We know what it is like to arrive in a strange country with nothing but fearful memories. We know what it is like to be without language without knowledge and dependent on others who may or may not have our interests at heart. Our immigrant experience goes back to the roots of our faith and Abraham who left his birthplace, his home and his family for an uncertain future in an unknown land. Today there are others who undergo that same experience we cannot ignore their plight.
Sources and Resources:
- JCORE, the Jewish Council for Racial Equality was formed to combat discrimination and promote racial justice in Britain.
- René Cassin is a human rights NGO that uses the experience of the Jewish people, and positive Jewish values, to campaign and educate on universal human rights issues such as discrimination, detention, and genocide.
- Pears Foundation invests in programmes that build respect and understanding between people of different backgrounds in Britain.
- Citizens for Sanctuary campaign to secure justice for people fleeing persecution and rebuild public support for sanctuary.
- Refugee Council is the largest refugee agency in the UK providing advice to asylum seekers and refugees.
Key Texts for Study:
וְגֵר לֹא־תוֹנֶה וְלֹא תִלְחָצֶנּוּ כִּי־גֵרִים הֱיִיתֶם בְּאֶרֶץ מִצְרָיִם
Do not wrong a stranger and do oppress him for you were strangers in the land of Egypt
וְגֵר לֹא תִלְחָץ וְאַתֶּם יְדַעְתֶּם אֶת־נֶפֶשׁ הַגֵּר כִּי־גֵרִים הֱיִיתֶם בְּאֶרֶץ מִצְרָיִם
Do not oppress a stranger for you know the soul of the stranger, since you were strangers in the land of Egypt.
- What are these two passages saying?
- In what ways do they differ?
- What can we learn from the differences?
Babylonian Talmud: Baba Metzia 59b
תניא, רבי אליעזר הגדול אומר: מפני מה הזהירה תורה בשלשים וששה מקומות, ואמרי לה בארבעים וששה מקומות בגר ־ מפני שסורו רע. מאי דכתיב וגר לא תונה ולא תלחצנו כי גרים הייתם בארץ מצרים? תנינא רבי נתן אומר: מום שבך אל תאמר לחברך
It is taught: Rabbi Eliezer the great used to say: Why does the Torah warn in thirty six places – and some say, in forty six places – concerning the stranger?

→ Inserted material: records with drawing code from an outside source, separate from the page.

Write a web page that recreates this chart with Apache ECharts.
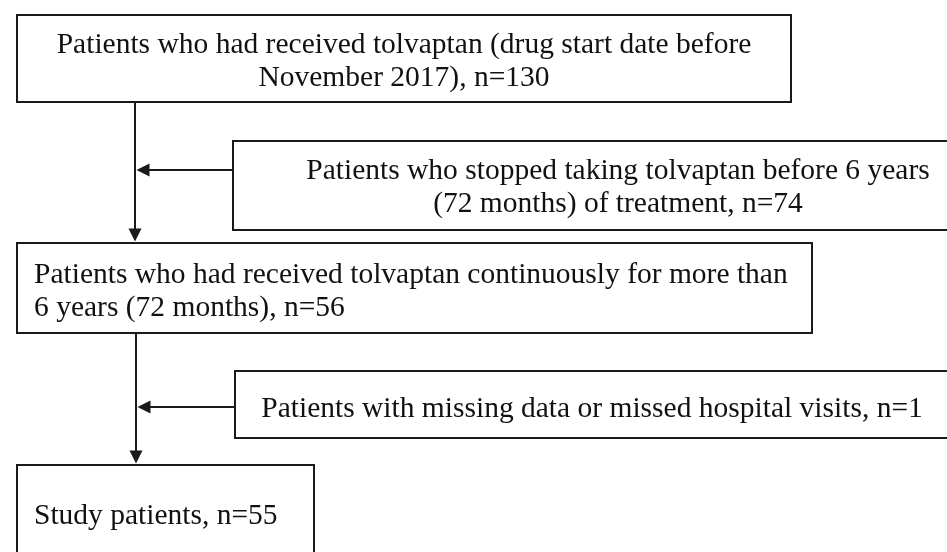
<!DOCTYPE html>
<html>
<head>
<meta charset="utf-8">
<title>Flow diagram</title>
<script src="https://cdn.jsdelivr.net/npm/echarts@6/dist/echarts.min.js"></script>
<style>
  html, body { margin: 0; padding: 0; background: #fff; }
  #chart { width: 947px; height: 552px; }
</style>
</head>
<body>
<div id="chart"></div>
<script>
// 流程图数据
const stageCounts = [130, 56, 55]
const excludedCounts = [74, 1]

const stageText = [
  ['Patients who had received tolvaptan (drug start date before', 'November 2017), n=' + stageCounts[0]],
  ['Patients who had received tolvaptan continuously for more than', '6 years (72 months), n=' + stageCounts[1]],
  ['Study patients, n=' + stageCounts[2]]
]
const excludedText = [
  ['Patients who stopped taking tolvaptan before 6 years', '(72 months) of treatment, n=' + excludedCounts[0]],
  ['Patients with missing data or missed hospital visits, n=' + excludedCounts[1]]
]

// 框的范围 [x0, y0, x1, y1]，坐标轴单位
const boxRects = [
  [17, 15, 791, 102],
  [233, 141, 975, 230],
  [17, 243, 812, 333],
  [235, 371, 975, 438],
  [17, 465, 314, 570]
]
// 每个框里文字的锚点 [x, 第一行中线, 对齐]
const boxTextAnchor = [
  [404, 45, 'center'],
  [618, 171, 'center'],
  [34, 275, 'left'],
  [592, 409, 'center'],
  [34, 516, 'left']
]
const boxLines = [stageText[0], excludedText[0], stageText[1], excludedText[1], stageText[2]]

// 箭头 [起点, 终点]
const arrows = [
  [[135, 102], [135, 235]],
  [[233, 170], [143, 170]],
  [[136, 333], [136, 457]],
  [[235, 407], [144, 407]]
]

const lineHeight = 33
const fontSize = 29.5
const lineColor = '#1a1a1a'
const fontFamily = '"Liberation Serif", "DejaVu Serif", serif'

const chart = echarts.init(document.getElementById('chart'))

const option = {
  animation: false,
  grid: { left: 0, right: 0, top: 0, bottom: 0 },
  xAxis: { type: 'value', min: 0, max: 947, show: false },
  yAxis: { type: 'value', min: 0, max: 552, inverse: true, show: false },
  series: [
    {
      type: 'custom',
      name: 'boxes',
      data: boxRects.map((r, i) => [r[0], r[1], r[2], r[3], i]),
      renderItem: (params, api) => {
        const p0 = api.coord([api.value(0), api.value(1)])
        const p1 = api.coord([api.value(2), api.value(3)])
        const idx = api.value(4)
        const anchor = boxTextAnchor[idx]
        const children = [{
          type: 'rect',
          shape: { x: p0[0], y: p0[1], width: p1[0] - p0[0], height: p1[1] - p0[1] },
          style: { fill: '#fff', stroke: lineColor, lineWidth: 2 }
        }]
        boxLines[idx].forEach((t, k) => {
          const pt = api.coord([anchor[0], anchor[1] + k * lineHeight])
          children.push({
            type: 'text',
            x: pt[0],
            y: pt[1],
            style: {
              text: t,
              fill: '#111',
              font: fontSize + 'px ' + fontFamily,
              align: anchor[2],
              verticalAlign: 'middle'
            }
          })
        })
        return { type: 'group', children }
      }
    },
    {
      type: 'lines',
      name: 'arrows',
      coordinateSystem: 'cartesian2d',
      symbol: ['none', 'triangle'],
      symbolSize: [13, 13],
      lineStyle: { color: lineColor, width: 2, opacity: 1 },
      itemStyle: { color: lineColor },
      data: arrows.map(a => ({ coords: a }))
    }
  ]
}

chart.setOption(option)
window.addEventListener('resize', () => chart.resize())
</script>
</body>
</html>
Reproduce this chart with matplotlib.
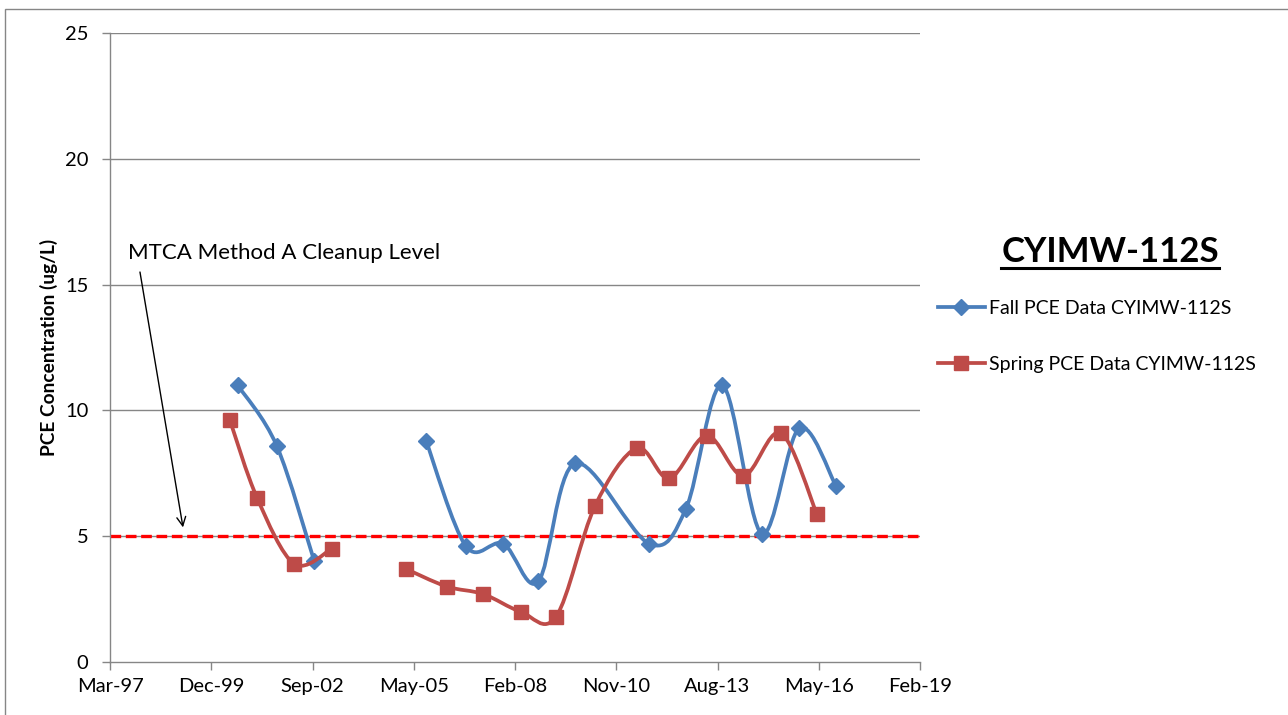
import numpy as np
import pandas as pd
import matplotlib
matplotlib.use("Agg")
import matplotlib.pyplot as plt
import matplotlib.dates as mdates
from matplotlib.path import Path
from matplotlib.patches import PathPatch, Rectangle
from matplotlib.lines import Line2D

# ---- data ----
fall_dates = ["2000-08-24", "2001-09-13", "2002-09-20", "2004-03-15",
              "2005-09-27", "2006-10-27", "2007-10-30", "2008-10-10",
              "2009-10-08", "2011-10-11", "2012-10-08", "2013-10-01",
              "2014-10-26", "2015-11-01", "2016-10-28"]
fall_pce = [11.0, 8.6, 4.0, np.nan,
            8.8, 4.6, 4.7, 3.2,
            7.9, 4.7, 6.1, 11.0,
            5.1, 9.3, 7.0]

spring_dates = ["2000-06-09", "2001-03-06", "2002-03-06", "2003-03-11",
                "2004-03-15", "2005-03-13", "2006-04-19", "2007-04-16",
                "2008-04-19", "2009-04-03", "2010-04-23", "2011-06-09",
                "2012-04-26", "2013-04-30", "2014-04-27", "2015-05-01",
                "2016-04-21"]
spring_pce = [9.6, 6.5, 3.9, 4.5,
              np.nan, 3.7, 3.0, 2.7,
              2.0, 1.8, 6.2, 8.5,
              7.3, 9.0, 7.4, 9.1,
              5.9]

cleanup_level = 5
y_ticks = [0, 5, 10, 15, 20, 25]
axis_start = pd.Timestamp("1997-03-12")
tick_step_days = 1000

fall_label = "Fall PCE Data CYIMW-112S"
spring_label = "Spring PCE Data CYIMW-112S"
well_name = "CYIMW-112S"

BLUE = "#4A7EBB"
RED = "#BE4B48"
GRID = "#868686"
FONT = "Lato"

plt.rcParams["font.family"] = [FONT, "DejaVu Sans"]


def smooth_path(xs, ys):
    # Excel-like smoothed line: bezier segments, split at empty cells
    verts, codes = [], []
    pts = np.column_stack([xs, ys])
    segs, cur = [], []
    for p in pts:
        if np.isnan(p[1]):
            if cur:
                segs.append(np.array(cur))
            cur = []
        else:
            cur.append(p)
    if cur:
        segs.append(np.array(cur))
    for P in segs:
        n = len(P)
        verts.append(P[0])
        codes.append(Path.MOVETO)
        for i in range(n - 1):
            p0 = P[i - 1] if i > 0 else P[i]
            p1 = P[i]
            p2 = P[i + 1]
            p3 = P[i + 2] if i + 2 < n else P[i + 1]
            verts += [p1 + (p2 - p0) / 6.0, p2 - (p3 - p1) / 6.0, p2]
            codes += [Path.CURVE4] * 3
    return Path(verts, codes)


fig = plt.figure(figsize=(12.88, 7.15), dpi=100)
ax = fig.add_axes([110 / 1288, 53 / 715, 810 / 1288, 629 / 715])

# outer chart border
fig.add_artist(Rectangle((5 / 1288, -0.05), 1.1, 1 - 9 / 715 + 0.05,
                         transform=fig.transFigure, fill=False,
                         ec=GRID, lw=1.0))

fx = mdates.date2num(pd.to_datetime(fall_dates))
sx = mdates.date2num(pd.to_datetime(spring_dates))
fy = np.array(fall_pce, dtype=float)
sy = np.array(spring_pce, dtype=float)

x0 = mdates.date2num(axis_start)
x1 = x0 + 8 * tick_step_days

# gridlines
for yv in y_ticks[1:]:
    ax.axhline(yv, color=GRID, lw=1.0, zorder=1)

# cleanup level
ax.axhline(cleanup_level, color="#FF0000", lw=2.4, dashes=(3.2, 1.4), zorder=2)

ax.add_patch(PathPatch(smooth_path(fx, fy), fill=False, ec=BLUE, lw=2.7,
                       capstyle="round", joinstyle="round", zorder=3))
ax.plot(fx, fy, ls="none", marker="D", ms=8.5, color=BLUE, mec=BLUE, zorder=4)

ax.add_patch(PathPatch(smooth_path(sx, sy), fill=False, ec=RED, lw=2.7,
                       capstyle="round", joinstyle="round", zorder=5))
ax.plot(sx, sy, ls="none", marker="s", ms=10.5, color=RED, mec=RED, zorder=6)

ax.set_xlim(x0, x1)
ax.set_ylim(0, 25)
ax.set_yticks(y_ticks)
ax.set_xticks([x0 + k * tick_step_days for k in range(9)])
ax.xaxis.set_major_formatter(mdates.DateFormatter("%b-%y"))

for s in ["top", "right"]:
    ax.spines[s].set_visible(False)
for s in ["left", "bottom"]:
    ax.spines[s].set_color(GRID)
    ax.spines[s].set_linewidth(1.0)
ax.tick_params(axis="both", colors=GRID, labelcolor="black", labelsize=14.5,
               length=5.5, width=1.0, direction="out")
ax.tick_params(axis="y", pad=10)
ax.tick_params(axis="x", pad=6)

ax.set_ylabel("PCE Concentration (ug/L)", fontsize=13.8, fontweight="bold",
              labelpad=5)

# annotation with arrow
ax.annotate("", xy=(mdates.date2num(pd.Timestamp("1999-03-03")), 5.35),
            xytext=(mdates.date2num(pd.Timestamp("1998-01-02")), 15.5),
            arrowprops=dict(arrowstyle="->", color="black", lw=1.0,
                            mutation_scale=16, shrinkA=0, shrinkB=0))
ax.text(mdates.date2num(pd.Timestamp("1997-09-05")), 16.0,
        "MTCA Method A Cleanup Level", fontsize=16, ha="left",
        va="baseline")

# legend title (underlined)
title = fig.text(1110 / 1288, 1 - 262 / 715, well_name, fontsize=25,
                 fontweight="bold", ha="center", va="baseline")

handles = [
    Line2D([], [], color=BLUE, lw=2.7, marker="D", ms=8.5),
    Line2D([], [], color=RED, lw=2.7, marker="s", ms=10.5),
]
fig.legend(handles, [fall_label, spring_label], loc="upper left",
           bbox_to_anchor=(938 / 1288, 1 - 300 / 715), frameon=False,
           fontsize=14, labelspacing=2.0, handlelength=2.4,
           handletextpad=0.2, borderpad=0, borderaxespad=0)

fig.canvas.draw()
bb = title.get_window_extent().transformed(fig.transFigure.inverted())
fig.add_artist(Line2D([bb.x0, bb.x1], [1 - 268 / 715] * 2,
                      transform=fig.transFigure, color="black", lw=2.2))

fig.savefig("out.png", dpi=100)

Because humanity tends towards evil. Why is it written ‘Do not wrong a stranger and do not oppress him for you were strangers in the land of Egypt’? It is taught: Rabbi Natan used to say: Do not accuse your neighbour of the blemish that is in you.
- What is the evil discussed in this context?
- Is it true?
- What can be done to countereact it?
Claude Montefiore: The Bible for Home Reading
It is quite true that the love for mankind as such had not yet been grasped as a realisable idea when the Hebrew Laws were compiled. But the love of neighbour and of stranger was for all the practical purposes of everyday life an ample and adequate substitute. Those who love all who are around them and with whom they come into contact will certainly end by embracing within the circle of their love even those they have never seen and do not know. The later Jewish teachers found no difficulty in passing from the Biblical laws of loving neighbour and stranger to the wider formula, ‘Love all men’!
- Is it natural to love ones neighbour and the stranger?
- Is this sufficient to ensure right conduct towards the stranger?
- Do we need laws to ensure this in our society and if so, what should they be?